1. SALIENT DATES AND TIMES
The dividend is payable to EPP shareholders in accordance with the timetable set out below:
2018
Euro to Rand exchange rate announced on SENS and published on the LuxSE Tuesday, 25 September
website by 11:00 South African time on
Last day to trade on the JSE and LuxSE in order to receive the dividend Tuesday, 2 October
Shares commence trading ex the dividend Wednesday, 3 October
Record date for receipt of the dividend Friday, 5 October
Dividend paid to EPP shareholders Monday, 8 October
Last day to deliver documentation in respect of an exemption from or reduction Friday, 26 October
of Dutch dividends withholding tax to EPP
Notes:
1. Transfers of shares between the JSE and the Luxembourg Stock Exchange ("LuxSE") may not take place
between Tuesday, 25 September 2018 and Friday, 5 October 2018, both days inclusive.
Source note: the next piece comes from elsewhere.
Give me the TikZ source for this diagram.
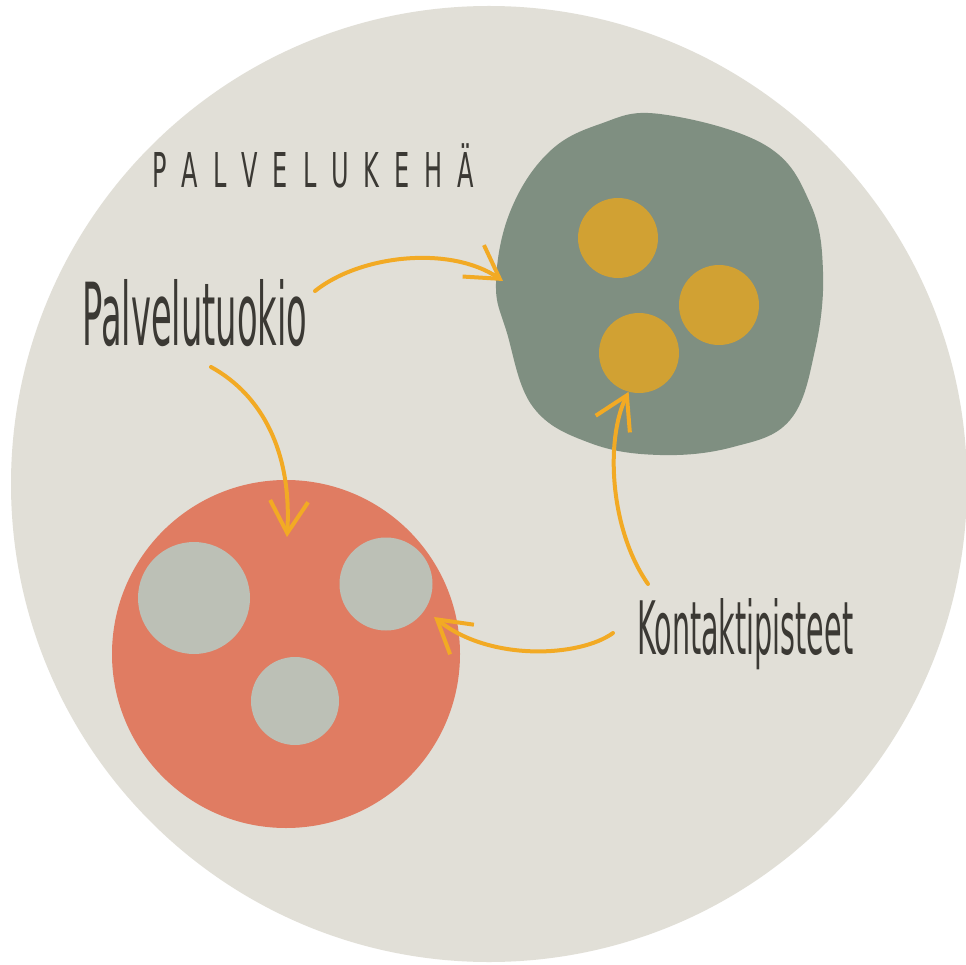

2. Shares may not be dematerialised or rematerialised between Wednesday, 3 October 2018 and Friday,
5 October 2018, both days inclusive.
2. DUTCH TAX IMPLICATIONS
2.1. General
As a general rule, 15% dividend withholding tax ("DWHT") will be withheld by EPP on the cash
dividend, leaving a distribution amount per share net of Dutch DWHT. This could be different if:
(i) a shareholder qualifies for an exemption from or a reduction of Dutch DWHT on the basis of Dutch
domestic law (including implementation of EU Directives) and/or a tax treaty concluded by the
Netherlands; and
(ii) the formal requirements to apply such exemption from or reduction of Dutch DWHT are satisfied
(insofar applicable).
EPP will initially withhold 15% on ALL dividends distributed on Monday, 8 October 2018. As a
subsequent step, if and to the extent EPP has been provided with proof that a shareholder qualifies for an
exemption from or a reduction of Dutch DWHT, the difference between 15% and the Dutch DWHT to be
withheld will be paid out to the shareholder, after the Dutch DWHT return has been filed by EPP with the
Dutch tax authorities. EPP will remit the Dutch DWHT to be withheld to the Dutch tax authorities based
on the Dutch DWHT return.
EPP, listed and traded on the JSE and the Euro MTF market of the LuxSE, has a variety of shareholders,
residing in different countries. The following paragraphs contain certain general remarks in relation to
individual and corporate shareholders.
2.2. South African shareholders
In view of EPP's listing on the JSE, a relatively large proportion of its shares are expected to be held by
shareholders tax resident in South Africa ("South African shareholders"). The position of South African
shareholders is therefore specifically addressed.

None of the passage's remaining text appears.